The Dressings of Divorce

My focus remained fixated on my hands folded on my lap.  Silence surrounded me, except for the sounds of the highway.  I abandoned my typical game of observing the cars passing.  Instead, I intently investigated my freshly trimmed nails and did not lift my gaze.  All my strength consumed by maintaining my composure.

My dress, that I now forced myself to ignore, lay against my scrawny thighs.  I was so excited when I picked it out weeks earlier.  It was sky blue with white polka dots.  The selling point was the ruffles that adorned the hem and the straps.  The fabric was soft against my sun kissed skin.

I had worn it on the dance floor, the ruffled hem cascading as I twirled.  I made myself dizzy that night, spinning as I tilted my head and my eyes to admire its invigorating flow. In the blended family wedding photo, it is impossible to miss my flushed cheeks and proud grin.

Tonight, though, was completely different.  I was confused because with each moment that passed of this deafening silence, I grew more and more ashamed of the ruffles that had so recently brought my young heart so much joy.  It had been the special dress I chose to wear to my mom’s wedding.  Now, it was a source of contention and rejection.
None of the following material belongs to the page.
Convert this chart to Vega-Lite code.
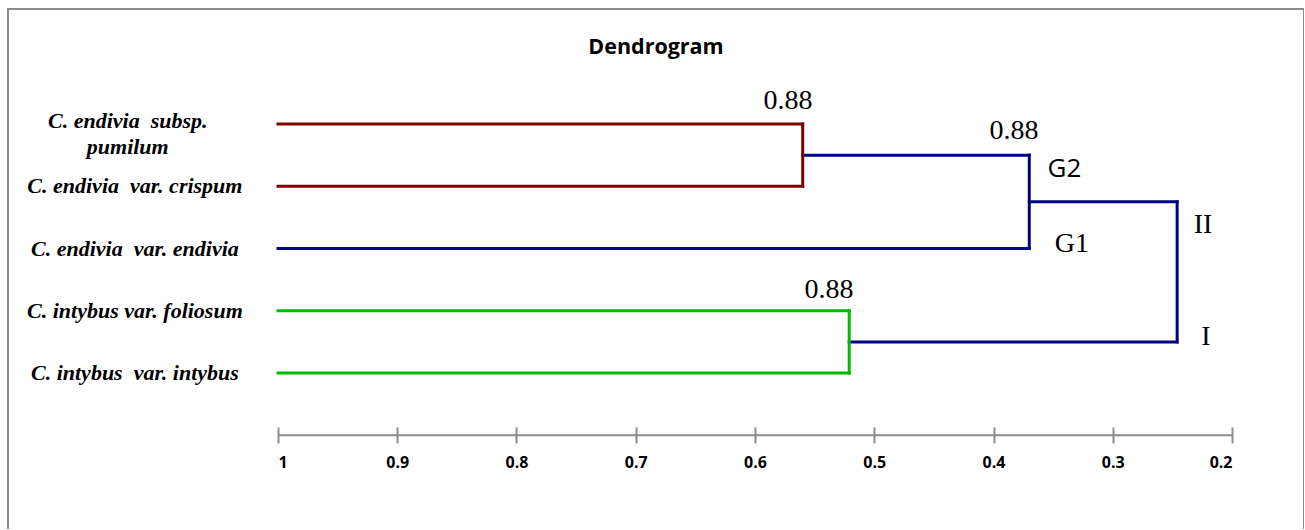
{
  "$schema": "https://vega.github.io/schema/vega-lite/v6.json",
  "width": 1296,
  "height": 520,
  "autosize": {"type": "none"},
  "padding": {"left": 8, "top": 9, "right": 0, "bottom": 0},
  "background": "white",
  "config": {
    "view": {"stroke": "#8c8c8c", "strokeWidth": 2, "strokeDash": [1816, 1296, 520]},
    "axisX": {
      "labelFont": "Open Sans",
      "labelFontWeight": "bold",
      "labelFontSize": 16,
      "labelColor": "#000000",
      "labelPadding": 11,
      "tickSize": 16,
      "tickColor": "#8c8c8c",
      "tickWidth": 2,
      "domain": false,
      "grid": false
    }
  },
  "title": {
    "text": "Dendrogram",
    "font": "Open Sans",
    "fontSize": 21.5,
    "fontWeight": "bold",
    "color": "#000000",
    "anchor": "middle",
    "baseline": "middle",
    "offset": -60
  },
  "datasets": {
    "segments": [
      {"x1": 1, "x2": 0.37, "y1": 3, "y2": 3, "cluster": "main"},
      {"x1": 0.56, "x2": 0.37, "y1": 1.5, "y2": 1.5, "cluster": "main"},
      {"x1": 0.37, "x2": 0.37, "y1": 1.5, "y2": 3, "cluster": "main"},
      {"x1": 0.37, "x2": 0.246, "y1": 2.25, "y2": 2.25, "cluster": "main"},
      {"x1": 0.246, "x2": 0.246, "y1": 2.25, "y2": 4.5, "cluster": "main"},
      {"x1": 0.521, "x2": 0.246, "y1": 4.5, "y2": 4.5, "cluster": "main"},
      {"x1": 1, "x2": 0.56, "y1": 1, "y2": 1, "cluster": "endivia"},
      {"x1": 1, "x2": 0.56, "y1": 2, "y2": 2, "cluster": "endivia"},
      {"x1": 0.56, "x2": 0.56, "y1": 1, "y2": 2, "cluster": "endivia"},
      {"x1": 1, "x2": 0.521, "y1": 4, "y2": 4, "cluster": "intybus"},
      {"x1": 1, "x2": 0.521, "y1": 5, "y2": 5, "cluster": "intybus"},
      {"x1": 0.521, "x2": 0.521, "y1": 4, "y2": 5, "cluster": "intybus"}
    ],
    "leaves": [
      {"name": "C. endivia\u00a0 subsp.\npumilum", "pos": 1, "lines": 2},
      {"name": "C. endivia\u00a0 var. crispum", "pos": 2, "lines": 1},
      {"name": "C. endivia\u00a0 var. endivia", "pos": 3, "lines": 1},
      {"name": "C. intybus var. foliosum", "pos": 4, "lines": 1},
      {"name": "C. intybus\u00a0 var. intybus", "pos": 5, "lines": 1}
    ],
    "notes": [
      {"text": "0.88", "x": 0.5723, "y": 0.759},
      {"text": "0.88", "x": 0.3828, "y": 1.241},
      {"text": "0.88", "x": 0.5379, "y": 3.795},
      {"text": "G1", "x": 0.3342, "y": 3.056},
      {"text": "II", "x": 0.2243, "y": 2.751},
      {"text": "I", "x": 0.2218, "y": 4.55}
    ],
    "groups": [
      {"text": "G2", "x": 0.3405, "y": 1.851}
    ]
  },
  "layer": [
    {
      "data": {"name": "segments"},
      "mark": {"type": "rule", "strokeWidth": 3, "strokeCap": "square"},
      "encoding": {
        "x": {
          "field": "x1",
          "type": "quantitative",
          "scale": {"domain": [1, 0.2], "range": [270, 1224], "nice": false, "zero": false},
          "axis": {
            "orient": "bottom",
            "offset": -102,
            "values": [1, 0.9, 0.8, 0.7, 0.6, 0.5, 0.4, 0.3, 0.2],
            "format": ".1~f",
            "domain": false,
            "grid": false,
            "tickSize": 16,
            "tickColor": "#8c8c8c",
            "tickWidth": 2,
            "labelFont": "Open Sans",
            "labelFontWeight": "bold",
            "labelFontSize": 16,
            "labelColor": "#000000",
            "labelPadding": 11,
            "title": null
          }
        },
        "x2": {"field": "x2"},
        "y": {
          "field": "y1",
          "type": "quantitative",
          "scale": {"domain": [0, 6], "range": [52.75, 426.25], "nice": false, "zero": false},
          "axis": null
        },
        "y2": {"field": "y2"},
        "color": {
          "field": "cluster",
          "type": "nominal",
          "scale": {"domain": ["main", "endivia", "intybus"], "range": ["#000080", "#7f0000", "#00bb00"]},
          "legend": null
        }
      }
    },
    {
      "data": {"values": [{"line": "axis"}]},
      "mark": {"type": "rule", "strokeWidth": 2, "color": "#8c8c8c"},
      "encoding": {
        "x": {"datum": 1, "type": "quantitative"},
        "x2": {"datum": 0.2},
        "y": {"datum": 6, "type": "quantitative"}
      }
    },
    {
      "data": {"name": "leaves"},
      "transform": [{"filter": "datum.lines == 1"}],
      "mark": {"type": "text", "font": "Liberation Serif", "fontSize": 22, "fontWeight": "bold", "fontStyle": "italic", "align": "center", "baseline": "middle", "color": "#000000"},
      "encoding": {
        "x": {"datum": 1.12, "type": "quantitative"},
        "y": {"field": "pos", "type": "quantitative"},
        "text": {"field": "name"}
      }
    },
    {
      "data": {"name": "leaves"},
      "transform": [{"filter": "datum.lines == 2"}],
      "mark": {"type": "text", "font": "Liberation Serif", "fontSize": 22, "fontWeight": "bold", "fontStyle": "italic", "align": "center", "baseline": "middle", "lineBreak": "\n", "lineHeight": 26, "dy": -3, "color": "#000000"},
      "encoding": {
        "x": {"datum": 1.126, "type": "quantitative"},
        "y": {"field": "pos", "type": "quantitative"},
        "text": {"field": "name"}
      }
    },
    {
      "data": {"name": "notes"},
      "mark": {"type": "text", "font": "Liberation Serif", "fontSize": 28, "align": "center", "baseline": "alphabetic", "color": "#000000"},
      "encoding": {
        "x": {"field": "x", "type": "quantitative"},
        "y": {"field": "y", "type": "quantitative"},
        "text": {"field": "text"}
      }
    },
    {
      "data": {"name": "groups"},
      "mark": {"type": "text", "font": "Open Sans", "fontSize": 26, "align": "center", "baseline": "alphabetic", "color": "#000000"},
      "encoding": {
        "x": {"field": "x", "type": "quantitative"},
        "y": {"field": "y", "type": "quantitative"},
        "text": {"field": "text"}
      }
    }
  ]
}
Was it me or the dress?  In my innocent mind, I could not separate the two.

With as minimal movement as I could produce, I opened the car door and kept my eyes from raising to the expression on my father’s face.  My young heart could not bare to interpret it. I was all sensing, no feeling in those moments. The cold of the door handle against my sweaty palms.  The warm breeze that greeted me as I opened the door.  The welcoming sounds from the nearby highway; cars beeping and tires against the pavement.

If words were spoken, I was now deaf to them after the calculated hushed tones that had ensued just an hour earlier.  I walked in a daze to my front door.

The dress was deemed not suitable for the restuarant, inappropriate with my bare shoulders adorned by ruffles.  Cotton, no less.  I must be taken back home to my mom and miss dinner.

As I closed the heavy wooden door behind me, tears brimmed in my eyes and I was barely able to will my feet forward.  P.J., our family dog, greeted me and I let my hand touch her scruffy fur.  With her beside me, I was able to find my way to the coach and sink into the comfort of all I knew.

Emotionally exhausted from the weight of the emotions that I had just withstood, I discovered myself sobbing in my mom’s arms. I was not able to comprehend what had just happened. I just knew I had not felt pain like that before.

Although this memory is unpleasant, through it my emotional resilience was fostered.  With no apologies, I gradually discovered the words and the bravery for that sweet girl. I refuse to be ashamed of the love and acceptance I am now capable of spreading in her name.